Le blog du Temps de l'Immaculée.

Le Ralliement de Léon XIII continue de faire débat

01/09/2025

Le Ralliement de Léon XIII continue de faire débat

Le pape Pecci avait-il raison d'ouvrir en 1892 la voie à la participation des catholiques à la vie politique de la République française, née sur des fondements antichrétiens ? Deux positions comparées.

Le 16 février 1892, le pape Léon XIII publiait l'encyclique « Au milieu des sollicitudes » sur l'Église et l'État en France, qui ouvrait la voie à la participation des catholiques à la vie politique de la République française. D'où le terme de « Ralliement », qui a historiquement défini cette politique d'adhésion.

 

L'encyclique , dans sa première partie, reprend les observations sur la « conspiration » de la politique moderne contre les droits de l'Église, déjà exprimées dans des encycliques précédentes, et appelle les catholiques à se rassembler afin de former « une grande unité ». Les raisons doctrinales par lesquelles Léon XIII soutient la nécessité de ce devoir de participation unie à la vie politique de la République antichrétienne sont les suivantes : a) toutes les formes de gouvernement sont également valables en elles-mêmes ; b) leur adéquation dépend de la diversité des caractères et des coutumes des peuples ; c) aucune forme politique ne peut être considérée comme définitive et immuable ; d) même en ce qui concerne le gouvernement républicain actuel, les catholiques doivent s'engager unis « à préserver ou à accroître la grandeur morale de leur pays » ; e) cependant, dit-on, cette forme de gouvernement est antichrétienne : Léon propose ici la distinction entre « pouvoirs constitués » et « législation ». Il peut arriver qu'un pouvoir constitué valide produise une législation terrible, ou qu'un pouvoir défectueux produise une bonne législation, car « la qualité des lois dépend plus de la qualité des hommes investis du pouvoir que de la forme du pouvoir ». Les catholiques français doivent donc s'unir « comme un seul homme », même dans la République démocratique, contre les abus de la législation.

 

Dans un article publié dans Die Tagespost  le 24 juillet (lisible en italien sur le blog d'Aldo Maria Valli ) , Martin Grichting réexamine la question en comparant Léon XIII à Léon XIV. Selon lui, Léon XIII a marqué un tournant par rapport aux positions de son prédécesseur, Pie IX, encore attaché au régime précédant la Révolution française, époque à laquelle, écrit l'auteur, la République était considérée comme le diable.
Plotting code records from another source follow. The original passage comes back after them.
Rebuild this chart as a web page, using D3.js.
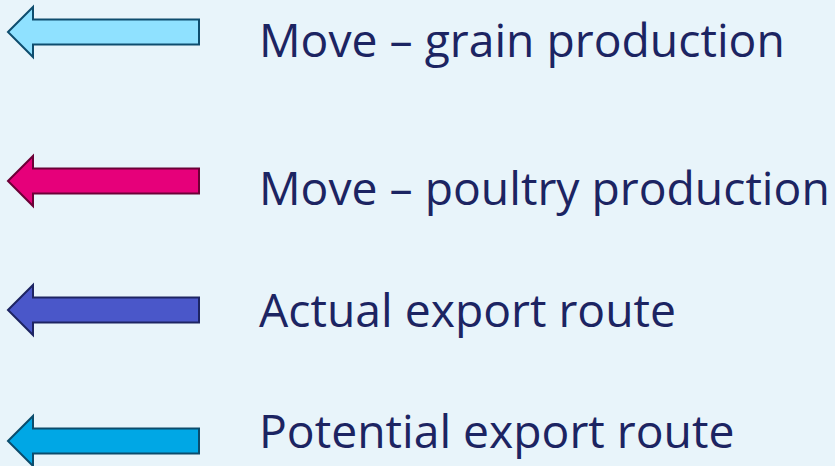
<!DOCTYPE html>
<html>
<head>
<meta charset="utf-8">
<script src="https://cdn.jsdelivr.net/npm/d3@7"></script>
<style>
  html, body { margin: 0; padding: 0; background: #e8f4fa; }
</style>
</head>
<body>
<svg id="legend"></svg>
<script>
// legend entries
var labels = ["Move \u2013 grain production", "Move \u2013 poultry production", "Actual export route", "Potential export route"]
var fills = ["#8fe1ff", "#e6007a", "#4a57c9", "#00a7e5"]
var strokes = ["#0e4d6e", "#6b0036", "#1d2462", "#0b4c6c"]

var width = 835, height = 466
var rowY = [32, 181, 310, 441]      // arrow centre lines
var textY = [57, 205, 327, 448]     // text baselines
var textX = 259
var fontFamily = "'Open Sans', sans-serif"

var svg = d3.select("#legend")
    .attr("width", width)
    .attr("height", height)
    .style("background", "#e8f4fa")

var x = d3.scaleLinear().domain([0, 1]).range([8, 199])  // arrow from tip (0) to tail (1)

function arrowPath(cy) {
    var headX = 33, shaft = 12.5, head = 25
    var p = d3.path()
    p.moveTo(x(0), cy)
    p.lineTo(headX, cy - head)
    p.lineTo(headX, cy - shaft)
    p.lineTo(x(1), cy - shaft)
    p.lineTo(x(1), cy + shaft)
    p.lineTo(headX, cy + shaft)
    p.lineTo(headX, cy + head)
    p.closePath()
    return p.toString()
}

var rows = labels.map(function(d, i) { return {label: d, fill: fills[i], stroke: strokes[i], i: i} })

svg.selectAll("path.arrow")
    .data(rows)
    .enter()
    .append("path")
    .attr("class", "arrow")
    .attr("d", function(d) { return arrowPath(rowY[d.i]) })
    .attr("fill", function(d) { return d.fill })
    .attr("stroke", function(d) { return d.stroke })
    .attr("stroke-width", 2)
    .attr("stroke-linejoin", "miter")

var texts = svg.selectAll("text.label")
    .data(rows)
    .enter()
    .append("text")
    .attr("class", "label")
    .attr("x", textX)
    .attr("y", function(d) { return textY[d.i] })
    .attr("font-family", fontFamily)
    .attr("font-size", "100px")
    .attr("fill", "#1c2462")
    .text(function(d) { return d.label })

// size font so the longest label spans like the original (~572px)
var longest = d3.max(texts.nodes(), function(n) { return n.getComputedTextLength() })
var fs = 100 * 571 / longest
texts.attr("font-size", fs + "px")
</script>
</body>
</html>
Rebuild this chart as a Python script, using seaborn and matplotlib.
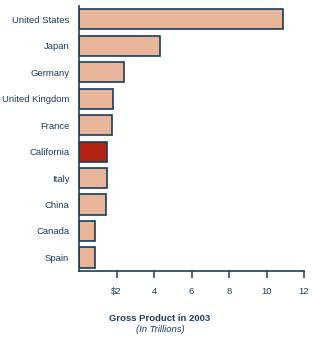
import matplotlib
matplotlib.use("Agg")
import matplotlib.pyplot as plt
import seaborn as sns

countries = ["United States", "Japan", "Germany", "United Kingdom", "France",
             "California", "Italy", "China", "Canada", "Spain"]
gdp = [10.9, 4.3, 2.4, 1.8, 1.75, 1.47, 1.47, 1.42, 0.85, 0.85]
xticks = [2, 4, 6, 8, 10, 12]
xtick_labels = ["$2", "4", "6", "8", "10", "12"]

navy = "#173d5e"
fill = "#e8b59b"
highlight = "#b32315"
palette = {c: (highlight if c == "California" else fill) for c in countries}

sns.set_style("white")
plt.rcParams["font.family"] = ["Liberation Sans", "DejaVu Sans"]

fig = plt.figure(figsize=(3.22, 3.44), dpi=100)
ax = fig.add_axes([79 / 322, 1 - 270.7 / 344, (304 - 79) / 322, (270.7 - 6) / 344])

sns.barplot(x=gdp, y=countries, hue=countries, palette=palette, legend=False,
            orient="h", width=0.76, edgecolor=navy, linewidth=1.2,
            saturation=1, ax=ax)

ax.set_xlim(0, 12)
ax.set_ylim(9.5, -0.5)
ax.set_xticks(xticks)
ax.set_xticklabels(xtick_labels)
ax.tick_params(axis="x", direction="out", length=5, width=1.1, color=navy,
               labelsize=6.8, labelcolor=navy, pad=7, bottom=True)
ax.tick_params(axis="y", length=0, labelsize=6.8, labelcolor=navy, pad=7)
for s in ["top", "right"]:
    ax.spines[s].set_visible(False)
for s in ["left", "bottom"]:
    ax.spines[s].set_color(navy)
    ax.spines[s].set_linewidth(1.2)
ax.set_xlabel("")
ax.set_ylabel("")

fig.text(160 / 322, 1 - 318.5 / 344, "Gross Product in 2003", ha="center", va="center",
         fontsize=6.8, fontweight="bold", color=navy)
fig.text(160 / 322, 1 - 329 / 344, "(In Trillions)", ha="center", va="center",
         fontsize=6.8, fontstyle="italic", color=navy)

fig.savefig("out.png", dpi=100)
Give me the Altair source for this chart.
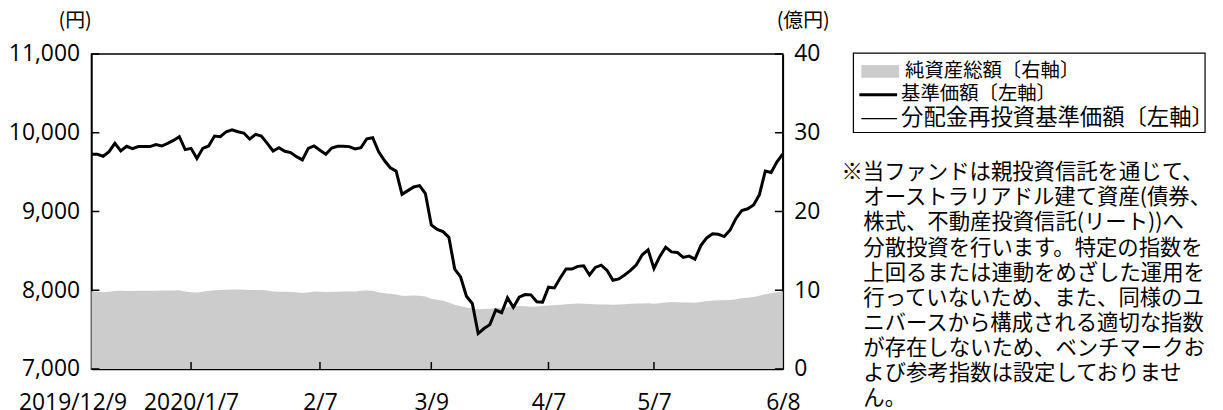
import altair as alt
import pandas as pd

# ---- data ----
tick_pos = [0, 17, 39, 58, 78, 96, 118]
tick_labels = ["2019/12/9", "2020/1/7", "2/7", "3/9", "4/7", "5/7", "6/8"]

price = [
    9727, 9727, 9702, 9760, 9866, 9769, 9828, 9798, 9824, 9824,
    9824, 9849, 9832, 9866, 9903, 9950, 9786, 9802, 9672, 9802,
    9832, 9958, 9950, 10013, 10038, 10013, 9996, 9920, 9979, 9958,
    9866, 9769, 9811, 9765, 9748, 9697, 9655, 9802, 9832, 9777,
    9727, 9807, 9828, 9828, 9824, 9794, 9811, 9924, 9937, 9760,
    9647, 9555, 9513, 9218, 9265, 9311, 9328, 9227, 8828, 8773,
    8744, 8672, 8269, 8168, 7924, 7832, 7450, 7513, 7563, 7748,
    7714, 7903, 7782, 7912, 7945, 7941, 7853, 7849, 8038, 8029,
    8155, 8269, 8269, 8303, 8311, 8193, 8290, 8319, 8252, 8126,
    8143, 8193, 8252, 8324, 8450, 8513, 8277, 8429, 8546, 8487,
    8479, 8416, 8433, 8395, 8567, 8664, 8718, 8710, 8681, 8765,
    8912, 9013, 9034, 9084, 9214, 9513, 9496, 9630, 9731,
]

assets = [
    9.87, 9.80, 9.75, 9.80, 9.90, 9.92, 9.90, 9.90, 9.92, 9.92,
    9.93, 9.93, 9.95, 9.95, 9.97, 10.00, 9.85, 9.75, 9.70, 9.80,
    9.90, 10.00, 10.04, 10.05, 10.08, 10.08, 10.06, 10.04, 10.03, 10.04,
    9.95, 9.83, 9.82, 9.80, 9.78, 9.75, 9.66, 9.72, 9.83, 9.80,
    9.76, 9.79, 9.82, 9.83, 9.83, 9.85, 9.93, 9.96, 9.92, 9.75,
    9.62, 9.55, 9.45, 9.30, 9.30, 9.32, 9.30, 9.20, 8.90, 8.80,
    8.65, 8.45, 8.15, 7.95, 7.80, 7.68, 7.58, 7.60, 7.65, 7.70,
    7.75, 7.85, 7.95, 7.98, 7.95, 7.90, 7.92, 8.00, 8.05, 8.10,
    8.15, 8.22, 8.28, 8.30, 8.28, 8.25, 8.22, 8.20, 8.18, 8.16,
    8.18, 8.22, 8.27, 8.30, 8.32, 8.35, 8.28, 8.35, 8.45, 8.49,
    8.47, 8.45, 8.43, 8.42, 8.50, 8.60, 8.70, 8.72, 8.74, 8.76,
    8.85, 9.00, 9.05, 9.15, 9.30, 9.50, 9.60, 9.75, 9.85,
]

left_ticks = [7000, 8000, 9000, 10000, 11000]
right_ticks = [0, 10, 20, 30, 40]

legend_items = ["純資産総額〔右軸〕", "基準価額〔左軸〕", "分配金再投資基準価額〔左軸〕"]
note_first = "※当ファンドは親投資信託を通じて、"
note_rest = [
    "オーストラリアドル建て資産(債券、",
    "株式、不動産投資信託(リート))へ",
    "分散投資を行います。特定の指数を",
    "上回るまたは連動をめざした運用を",
    "行っていないため、また、同様のユ",
    "ニバースから構成される適切な指数",
    "が存在しないため、ベンチマークお",
    "よび参考指数は設定しておりませ",
    "ん。",
]

# ---- layout ----
W, H = 696, 317
NUM_FONT = "Open Sans"
JP_FONT = "Noto Sans CJK JP"

df = pd.DataFrame({"i": list(range(len(price))), "price": price, "assets": assets})

label_expr = "''"
for p, l in reversed(list(zip(tick_pos, tick_labels))):
    label_expr = f"datum.value == {p} ? '{l}' : ({label_expr})"

x_enc = alt.X(
    "i:Q",
    scale=alt.Scale(domain=[0, len(price) - 1], nice=False, zero=False),
    axis=alt.Axis(
        values=tick_pos, labelExpr=label_expr, ticks=False, tickSize=0, grid=False,
        title=None, labelFont=NUM_FONT, labelFontSize=23, labelColor="black",
        labelPadding=23, labelFlush=False, labelOverlap=False, labelBound=False,
        labelOffset={"condition": {"test": "datum.value == 0", "value": -19}, "value": 0},
        domainColor="black", domainWidth=1.5,
    ),
)

y_left = alt.Y(
    "price:Q",
    scale=alt.Scale(domain=[7000, 11000], nice=False, zero=False),
    axis=alt.Axis(
        values=left_ticks, labelExpr="format(datum.value, ',')", ticks=False, tickSize=0,
        grid=False, labelFont=NUM_FONT, labelFontSize=23, labelColor="black", labelPadding=12,
        domainColor="black", domainWidth=1.5,
        title="(円)", titleAngle=0, titleX=-17, titleY=-34, titleAlign="center",
        titleBaseline="middle", titleFont=JP_FONT, titleFontSize=20,
        titleFontWeight="normal", titleColor="black",
    ),
)

y_right = alt.Y(
    "assets:Q",
    scale=alt.Scale(domain=[0, 40], nice=False, zero=True),
    axis=alt.Axis(
        orient="right", values=right_ticks, ticks=False, tickSize=0, grid=False,
        labelFont=NUM_FONT, labelFontSize=23, labelColor="black", labelPadding=11,
        domainColor="black", domainWidth=1.5,
        title="(億円)", titleAngle=0, titleX=20, titleY=-34, titleAlign="center",
        titleBaseline="middle", titleFont=JP_FONT, titleFontSize=20,
        titleFontWeight="normal", titleColor="black",
    ),
)

area = alt.Chart(df).mark_area(color="#cccccc", interpolate="linear").encode(x=x_enc, y=y_right)

thin = alt.Chart(df).mark_line(color="black", strokeWidth=1).encode(x=x_enc, y=y_left)
thick = alt.Chart(df).mark_line(color="black", strokeWidth=3, strokeJoin="miter").encode(x=x_enc, y=y_left)

lt = pd.DataFrame({"price": left_ticks})
left_tick_rules = alt.Chart(lt).mark_rule(color="black", strokeWidth=1.5).encode(
    y=y_left, x=alt.value(0), x2=alt.value(8)
)
right_tick_rules = alt.Chart(lt).mark_rule(color="black", strokeWidth=1.5).encode(
    y=y_left, x=alt.value(W - 8), x2=alt.value(W)
)
xt = pd.DataFrame({"i": tick_pos[1:-1]})
x_tick_rules = alt.Chart(xt).mark_rule(color="black", strokeWidth=1.5).encode(
    x=x_enc, y=alt.value(H), y2=alt.value(H - 7)
)

one = pd.DataFrame({"k": [0]})
base1 = alt.Chart(one)

# legend box
box = base1.mark_rect(fill="white", stroke="black", strokeWidth=1.2).encode(
    x=alt.value(767), x2=alt.value(1121), y=alt.value(-1), y2=alt.value(79)
)
swatch = base1.mark_rect(fill="#cccccc").encode(
    x=alt.value(775), x2=alt.value(813), y=alt.value(11), y2=alt.value(24)
)
leg_thick = base1.mark_rule(color="black", strokeWidth=3).encode(
    x=alt.value(773), x2=alt.value(811), y=alt.value(41)
)
leg_thin = base1.mark_rule(color="black", strokeWidth=1.2).encode(
    x=alt.value(775), x2=alt.value(811), y=alt.value(65)
)
leg_t1 = base1.mark_text(align="left", baseline="middle", font=JP_FONT, fontSize=19.5, color="black").encode(
    x=alt.value(819), y=alt.value(17), text=alt.value(legend_items[0])
)
leg_t2 = base1.mark_text(align="left", baseline="middle", font=JP_FONT, fontSize=19.5, color="black").encode(
    x=alt.value(815), y=alt.value(40), text=alt.value(legend_items[1])
)
leg_t3 = base1.mark_text(align="left", baseline="middle", font=JP_FONT, fontSize=22.5, color="black").encode(
    x=alt.value(815), y=alt.value(64), text=alt.value(legend_items[2])
)

note1 = base1.mark_text(align="left", baseline="middle", font=JP_FONT, fontSize=21.5, color="black").encode(
    x=alt.value(755), y=alt.value(120), text=alt.value(note_first)
)
note2 = base1.mark_text(
    align="left", baseline="middle", font=JP_FONT, fontSize=21.5, color="black", lineHeight=25.3
).encode(x=alt.value(777), y=alt.value(145.3), text=alt.value(note_rest))

left_group = alt.layer(thin, thick, left_tick_rules, right_tick_rules, x_tick_rules)

chart = (
    alt.layer(area, left_group, box, swatch, leg_thick, leg_thin, leg_t1, leg_t2, leg_t3, note1, note2)
    .resolve_scale(y="independent")
    .properties(
        width=W, height=H,
        autosize=alt.AutoSizeParams(type="none"),
        padding={"left": 84, "top": 45, "right": 435, "bottom": 40},
        background="white",
    )
    .configure_view(stroke="black", strokeWidth=1.5)
)

chart.save("out.html", embed_options={"renderer": "svg", "actions": False})
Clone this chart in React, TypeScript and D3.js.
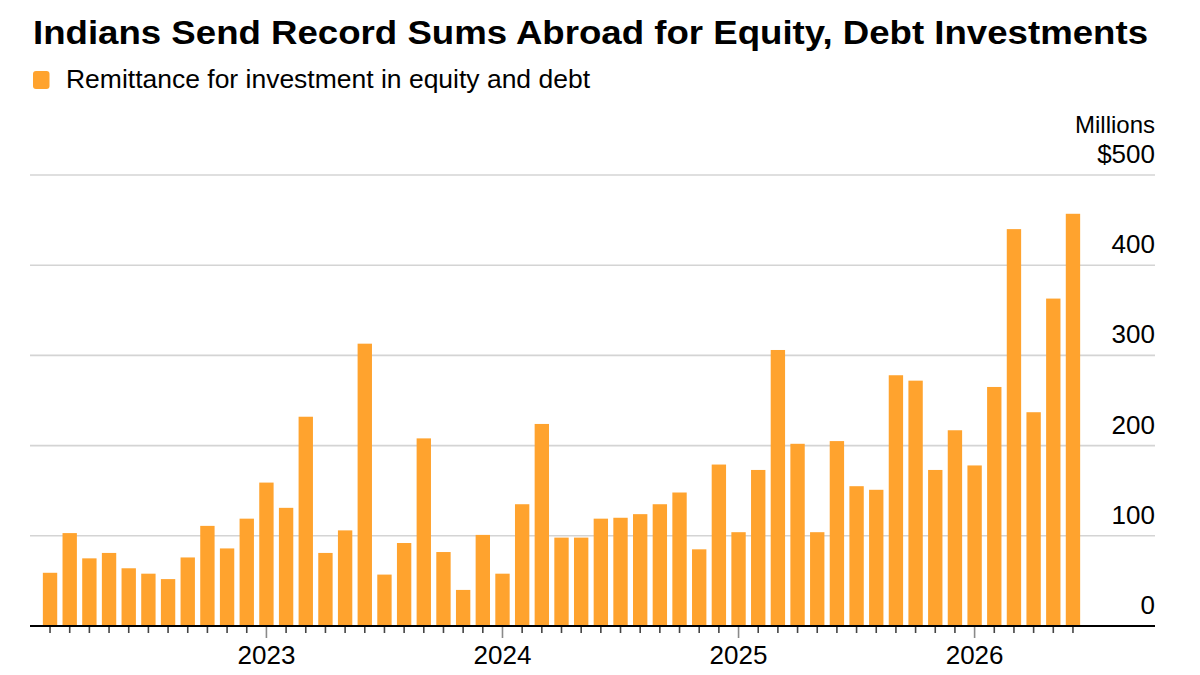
import React, { useEffect, useRef } from 'react';
import * as d3 from 'd3';

// Monthly remittance for investment in equity and debt, $ millions (Feb 2022 - Jun 2026)
const months: string[] = d3.timeMonth
    .range(new Date(2022, 1, 1), new Date(2026, 6, 1))
    .map(d => d3.timeFormat('%Y-%m')(d));

const remittance: number[] = [
    59, 103, 75, 81, 64, 58, 52, 76, 111, 86, 119,
    159, 131, 232, 81, 106, 313, 57, 92, 208, 82, 40, 101,
    58, 135, 224, 98, 98, 119, 120, 124, 135, 148, 85, 179,
    104, 173, 306, 202, 104, 205, 155, 151, 278, 272, 173, 217,
    178, 265, 440, 237, 363, 457
];

const yTicks: number[] = [0, 100, 200, 300, 400, 500];

const TITLE = 'Indians Send Record Sums Abroad for Equity, Debt Investments';
const LEGEND = 'Remittance for investment in equity and debt';
const ORANGE = '#FFA32E';
const FONT = '"Liberation Sans", Arial, Helvetica, sans-serif';

const App: React.FC = () => {
    const svgRef = useRef<SVGSVGElement>(null);
    const width = 1200;
    const height = 675;

    useEffect(() => {
        if (!svgRef.current) return;
        const svg = d3.select(svgRef.current);
        svg.selectAll('*').remove();

        const left = 30;
        const right = 1155;

        const x = d3.scaleBand<string>()
            .domain(months)
            .range([40.2, 1082.8])
            .paddingInner(0.27)
            .paddingOuter(0.135);

        const y = d3.scaleLinear()
            .domain([0, 500])
            .range([626, 175]);

        // Title (stretched to the source's wider rendering)
        svg.append('text')
            .attr('x', 33)
            .attr('y', 43.5)
            .attr('textLength', 1115)
            .attr('lengthAdjust', 'spacingAndGlyphs')
            .style('font-family', FONT)
            .style('font-weight', 'bold')
            .style('font-size', '33px')
            .style('fill', '#000')
            .text(TITLE);

        // Legend
        svg.append('rect')
            .attr('x', 33)
            .attr('y', 71)
            .attr('width', 16.5)
            .attr('height', 18)
            .attr('rx', 3)
            .attr('fill', ORANGE);

        svg.append('text')
            .attr('x', 66)
            .attr('y', 87.5)
            .attr('textLength', 524)
            .attr('lengthAdjust', 'spacingAndGlyphs')
            .style('font-family', FONT)
            .style('font-size', '26px')
            .style('fill', '#000')
            .text(LEGEND);

        // Gridlines
        svg.append('g')
            .selectAll('line')
            .data(yTicks.filter(t => t > 0))
            .join('line')
            .attr('x1', left)
            .attr('x2', right)
            .attr('y1', d => y(d))
            .attr('y2', d => y(d))
            .attr('stroke', '#d4d4d4')
            .attr('stroke-width', 1.6);

        // Y labels (right side, above the lines)
        svg.append('g')
            .selectAll('text')
            .data(yTicks)
            .join('text')
            .attr('x', right)
            .attr('y', d => y(d) - 12)
            .attr('text-anchor', 'end')
            .style('font-family', FONT)
            .style('font-size', '26px')
            .style('fill', '#000')
            .text(d => (d === 500 ? `$${d}` : `${d}`));

        svg.append('text')
            .attr('x', right)
            .attr('y', 133)
            .attr('text-anchor', 'end')
            .style('font-family', FONT)
            .style('font-size', '24px')
            .style('fill', '#000')
            .text('Millions');

        // Bars
        svg.append('g')
            .selectAll('rect')
            .data(remittance)
            .join('rect')
            .attr('x', (d, i) => x(months[i]) as number)
            .attr('y', d => y(d))
            .attr('width', x.bandwidth())
            .attr('height', d => y(0) - y(d))
            .attr('fill', ORANGE);

        // Month ticks
        const ticks = svg.append('g');
        months.forEach(m => {
            const cx = (x(m) as number) + x.bandwidth() / 2;
            const isYear = m.endsWith('-01');
            ticks.append('line')
                .attr('x1', cx)
                .attr('x2', cx)
                .attr('y1', y(0))
                .attr('y2', y(0) + (isYear ? 12 : 7))
                .attr('stroke', isYear ? '#8a8a8a' : '#444')
                .attr('stroke-width', 1.6);
            if (isYear) {
                ticks.append('text')
                    .attr('x', cx)
                    .attr('y', 664)
                    .attr('text-anchor', 'middle')
                    .style('font-family', FONT)
                    .style('font-size', '26px')
                    .style('fill', '#000')
                    .text(m.slice(0, 4));
            }
        });

        // Baseline
        svg.append('line')
            .attr('x1', left)
            .attr('x2', right)
            .attr('y1', y(0))
            .attr('y2', y(0))
            .attr('stroke', '#000')
            .attr('stroke-width', 2.2);
    }, []);

    return (
        <div style={{ position: 'absolute', left: 0, top: 0, background: '#fff' }}>
            <svg ref={svgRef} width={width} height={height} style={{ display: 'block' }} />
        </div>
    );
};

export default App;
Dans son encyclique de 1892, Léon XIII affirmait qu'aucune forme de gouvernement n'est immuable, affirmant que la reconnaissance de nouvelles formes de gouvernement était non seulement permise, mais même nécessaire au bien de la société, même lorsque, sous cette nouvelle forme démocratique, un gouvernement antichrétien combattait l'Église. Les catholiques devaient abandonner l'« État catholique », adhérer à la République et utiliser tous les moyens démocratiques pour défendre l'Évangile et les droits de l'Église.

 

L'abbé Claude Barthe, qui a revisité le sujet dans certains de ses écrits récents, est d'un avis différent . Selon lui, croire que toute forme de gouvernement peut être bonne et que le régime de la République française ne saurait a priori être considéré comme une tyrannie revient à méconnaître la démocratie moderne, celle née avec la Déclaration des Droits de l'Homme durant la phase constituante de la Révolution française, qui fonde sa légitimité non pas sur Dieu mais sur la nation. Cette démocratie ne peut être bonne car elle n'est pas neutre ; la distinction entre « pouvoirs établis » et « législation » ne s'y applique donc pas. Définir le droit de tuer un enfant innocent comme l'un des droits fondamentaux inscrits dans la Constitution française revient à affirmer la supériorité de la « volonté générale » des individus sur la volonté de Dieu. C'est pourquoi « la tactique léonine était résolument erronée ». (C. Barthe, Las consignas de León XIII : une fausse bonne idée, Verbo, n. 629-630, novembre-décembre 2024, pp. 825-834 ; Id., La dimension politique de la défense du droit naturel , Verbo, n. 627-628, août-septembre-octobre 2024, pp. 575-584). Dans cette rupture produite par la République démocratique, selon Don Barthe, on ne pouvait pas voir la volonté d’éloigner l’Église de la scène publique et de l’intégrer dans des structures institutionnelles qui organiseraient progressivement la séparation entre l’Église et la société. En effet, de nombreux catholiques libéraux – « avec une naïveté parfois très touchante » – y voyaient une opportunité et « le catholicisme démocratique retrouverait une influence dans la liberté moderne qu’il perdait de jour en jour, restant lié aux rêves de restauration du christianisme » (C. Barthe, Trouvera-t-il encore la foi sur terre ? , Fede & Cultura, Vérone 2024, p. 25).